Me llevó mucho tiempo tomar conciencia
que había permanecido gran parte de mi vida atrapada en ese juego de roles, en
el que el mundo se dividía en victimas o victimarios. A partir de
ese momento, en un principio intuitivamente y luego a pura conciencia obstinada,
no paré de buscar la llave liberadora, que me permitiera escapar de esa trampa y salvarme.
Cité a Oriah Mountain Dreamer al final de mi post anterior, en su poema The Invitation, porque resume con
claridad esa necesidad vital que me acuciaba: salvarme, aún siendo señalada de traidora por no ser
funcional a la manipulación de terceros.
Poder elegirme sin culpa o vergüenza, sintiéndome merecedora del
legítimo derecho de ser feliz y entendiendo que el peor de los pecados sería
traicionar mi propia naturaleza.
En este proceso de definir
cómo quería estar parada en el mundo y de qué manera vivir mi vida, a veces me encontré jugando de victima,
otras, de victimario. Ninguno de esos espacios me resultó cómodo y fue así como
empecé a desandar el camino de la culpa para entrar al terreno de la
responsabilidad y decidir que es en este espacio donde quería permanecer.
Algunos descubrimientos fueron determinantes para tomar esta decisión:
- Reconocerme portadora de una negativa herencia moral judeocristiana que me predisponía sentir culpa y aprender a estar atenta a ello.
- Entender que la vida es cambio permanente y que era necesario revisar mis paradigmas para poder así re-definir si lo que antes parecía correcto, aun seguía en ese plano o no y en función a eso re-diseñar mi sistema de creencias.
- Saber que mi vida se siente en armonía y verdadera, sólo cuando no hay contradicciones entre lo que siento, digo y hago.
El peor rasgo que encontré de
la culpa fue el devastador efecto de devaluación que provoca en sus portadores.
Cuando nos sentimos culpables, (no importa si somos victimas o victimarios, si
lo sentimos a flor de piel o en lo más profundo de nuestras consciencias), terminamos
por elaborar el peor concepto de nosotros mismos, nos juzgamos como personas
detestables, merecedoras del más cruel castigo por haber quebrado algún mandato social,
moral o religioso. La culpa en todos los casos debilita, afecta nuestro
discernimiento, socava la autoestima, dejándonos susceptibles al chantaje y manipulación.
En el uso del lenguaje y en
la forma de vivir las emociones y sentimientos, es difícil distinguir la
diferencia entre culpa y responsabilidad.
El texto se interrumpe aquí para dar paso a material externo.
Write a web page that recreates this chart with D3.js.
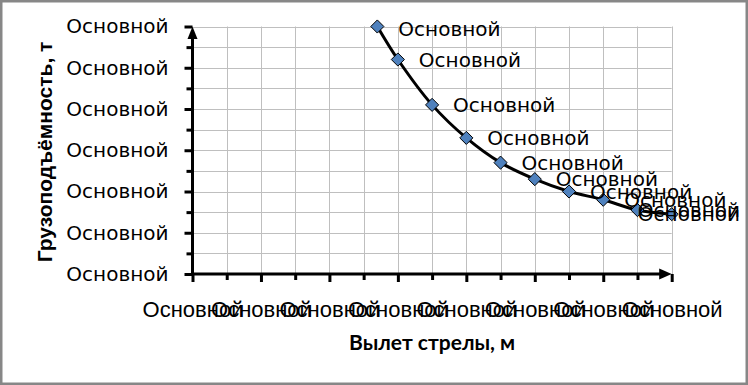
<!DOCTYPE html>
<html lang="ru">
<head>
    <meta charset="UTF-8">
    <title>Грузоподъёмность крана</title>
    <script src="https://d3js.org/d3.v7.min.js"></script>
    <style>
        body { margin: 0; background: #fff; }
        svg { display: block; }
    </style>
</head>
<body>
    <div id="chart"></div>
    <script>
        // data
        const reach = [5.4, 6, 7, 8, 9, 10, 11, 12, 13, 14];
        const capacity = [12, 10.4, 8.2, 6.6, 5.4, 4.6, 4.0, 3.6, 3.1, 2.9];
        const pointLabels = ["Основной", "Основной", "Основной", "Основной", "Основной",
                             "Основной", "Основной", "Основной", "Основной", "Основной"];
        const xTicks = [0, 2, 4, 6, 8, 10, 12, 14];
        const xTickLabels = ["Основной", "Основной", "Основной", "Основной",
                             "Основной", "Основной", "Основной", "Основной"];
        const yTicks = [0, 2, 4, 6, 8, 10, 12];
        const yTickLabels = ["Основной", "Основной", "Основной", "Основной",
                             "Основной", "Основной", "Основной"];

        const width = 748, height = 385;

        const svg = d3.select("#chart")
            .append("svg")
            .attr("width", width)
            .attr("height", height);

        svg.append("rect")
            .attr("x", 1.25).attr("y", 1.25)
            .attr("width", width - 2.5).attr("height", height - 2.5)
            .attr("fill", "#fff")
            .attr("stroke", "#878787")
            .attr("stroke-width", 2.5);

        const x = d3.scaleLinear().domain([0, 14]).range([192.5, 671.7]);
        const y = d3.scaleLinear().domain([0, 12]).range([274, 26.5]);

        // grid at every unit
        const grid = svg.append("g").attr("stroke", "#bfbfbf").attr("stroke-width", 1);
        grid.selectAll("line.v")
            .data(d3.range(1, 15))
            .join("line")
            .attr("class", "v")
            .attr("x1", d => Math.round(x(d)) + 0.5).attr("x2", d => Math.round(x(d)) + 0.5)
            .attr("y1", y(12)).attr("y2", y(0));
        grid.selectAll("line.h")
            .data(d3.range(1, 13))
            .join("line")
            .attr("class", "h")
            .attr("y1", d => Math.round(y(d)) + 0.5).attr("y2", d => Math.round(y(d)) + 0.5)
            .attr("x1", x(0)).attr("x2", x(14));

        // minor ticks
        svg.append("g")
            .attr("transform", `translate(0,${y(0)})`)
            .call(d3.axisBottom(x).tickValues(d3.range(1, 15, 2)).tickSize(6).tickFormat(""))
            .call(g => g.select(".domain").remove())
            .call(g => g.selectAll("line").attr("stroke-width", 3));
        svg.append("g")
            .attr("transform", `translate(${x(0)},0)`)
            .call(d3.axisLeft(y).tickValues(d3.range(1, 13, 2)).tickSize(6).tickFormat(""))
            .call(g => g.select(".domain").remove())
            .call(g => g.selectAll("line").attr("stroke-width", 3));

        // major ticks + labels
        const xAxis = svg.append("g")
            .attr("transform", `translate(0,${y(0)})`)
            .call(d3.axisBottom(x).tickValues(xTicks).tickSize(8).tickPadding(19)
                .tickFormat((d, i) => xTickLabels[i]))
            .call(g => g.select(".domain").remove());
        xAxis.selectAll("line").attr("stroke-width", 3);
        xAxis.selectAll("text")
            .attr("font-family", "'Liberation Sans', Arial, sans-serif")
            .attr("font-size", 22)
            .attr("fill", "#000");

        const yAxis = svg.append("g")
            .attr("transform", `translate(${x(0)},0)`)
            .call(d3.axisLeft(y).tickValues(yTicks).tickSize(8).tickPadding(16)
                .tickFormat((d, i) => yTickLabels[i]))
            .call(g => g.select(".domain").remove());
        yAxis.selectAll("line").attr("stroke-width", 3);
        yAxis.selectAll("text")
            .attr("font-family", "'DejaVu Sans', sans-serif")
            .attr("font-size", 20)
            .attr("fill", "#000");

        // axis lines with arrows
        const x0 = x(0), y0 = y(0), xEnd = x(14), yEnd = y(12);
        svg.append("line")
            .attr("x1", x0).attr("x2", xEnd - 10)
            .attr("y1", y0).attr("y2", y0)
            .attr("stroke", "#000").attr("stroke-width", 3);
        svg.append("path")
            .attr("d", `M${xEnd},${y0}L${xEnd - 12.5},${y0 - 5.5}L${xEnd - 12.5},${y0 + 5.5}Z`)
            .attr("fill", "#000");
        svg.append("line")
            .attr("x1", x0).attr("x2", x0)
            .attr("y1", y0 + 1.5).attr("y2", yEnd + 10)
            .attr("stroke", "#000").attr("stroke-width", 3);
        svg.append("path")
            .attr("d", `M${x0},${yEnd}L${x0 - 5},${yEnd + 12.5}L${x0 + 5},${yEnd + 12.5}Z`)
            .attr("fill", "#000");

        // smoothed line
        const pts = reach.map((r, i) => [x(r), y(capacity[i])]);
        svg.append("path")
            .attr("d", d3.line().curve(d3.curveCatmullRom.alpha(0.5))(pts))
            .attr("fill", "none")
            .attr("stroke", "#000")
            .attr("stroke-width", 3);

        // diamond markers
        svg.selectAll("path.marker")
            .data(pts)
            .join("path")
            .attr("class", "marker")
            .attr("d", d3.symbol().type(d3.symbolDiamond2).size(110))
            .attr("transform", d => `translate(${d[0]},${d[1]})`)
            .attr("fill", "#4f81bd")
            .attr("stroke", "#000")
            .attr("stroke-width", 1);

        // data labels, kept inside the chart on the right
        svg.selectAll("text.dl")
            .data(pts)
            .join("text")
            .attr("class", "dl")
            .attr("font-family", "'DejaVu Sans', sans-serif")
            .attr("font-size", 20)
            .attr("dominant-baseline", "central")
            .attr("y", d => Math.max(d[1], 29))
            .text((d, i) => pointLabels[i])
            .attr("x", function (d) {
                const w = this.getComputedTextLength();
                return Math.min(d[0] + 21, 740 - w);
            });

        // axis titles
        svg.append("text")
            .attr("x", (x0 + xEnd) / 2)
            .attr("y", 350)
            .attr("text-anchor", "middle")
            .attr("font-family", "Lato, 'Liberation Sans', sans-serif")
            .attr("font-weight", "bold")
            .attr("font-size", 21)
            .text("Вылет стрелы, м");

        svg.append("text")
            .attr("transform", "translate(51.5,152) rotate(-90)")
            .attr("text-anchor", "middle")
            .attr("font-family", "'Liberation Sans', Arial, sans-serif")
            .attr("font-weight", "bold")
            .attr("font-size", 21)
            .text("Грузоподъёмность, т");
    </script>
</body>
</html>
La culpa generalmente está ligada con
la sensación de haber cometido un pecado o un crimen. La responsabilidad está
ligada a la idea de poder hacernos
responsable de nuestras acciones o deseos. Cuando aparece la culpa como
consecuencia de una acción, el malestar está dirigido a nuestra auto-valoración como individuos. Si aparece la responsabilidad, el malestar está ligado a la
acción y a la capacidad de repuesta y
enmienda que podemos generar. La culpa no ofrece una respuesta
superadora. El arrepentimiento no es reparador.
Salir de la trampa de la
culpa, tiene su precio. Mucha gente se enojó, otros se
alejaron, quedaron los que resonaban con mi búsqueda y aparecieron nuevas y valiosas
personas en mi vida. Cuando pude dejar de reaccionar y de culpar o culparme,
aprendí que podía elaborar mis respuestas y así fue como mi relación con la
culpa empezó a disolverse, empezaron a haber menos victimas y verdugos. Debo
admitir que en un principio, me asusté un poco. Sentí que me quedaba sola, con
mi destino entre mis manos. La costumbre de poder “culpar” a un otro, sea una
persona, el clima o el destino por mis frustraciones o sufrimientos, era
bastante cómodo. Tomar total responsabilidad de mis actitudes y respuestas
emocionales era un desafío liberador pero a la vez demandaba mi mayor entrega
en autenticidad y control sobre mi ego.
Con todo esto, no quiero estigmatizar
la culpa. Para mi es importante poder reconocerla cada vez que aparece, experimentarla,
identificar porque se encuentra ahí y dejarla fluir hasta poder conducirla al
siguiente estadio. Es la responsabilidad quien me conduce a un camino de
reflexión, a creer que un orden es posible y que puedo ser fiel a mis deseos,
en tanto y en cuanto sea capaz de responder por ellos.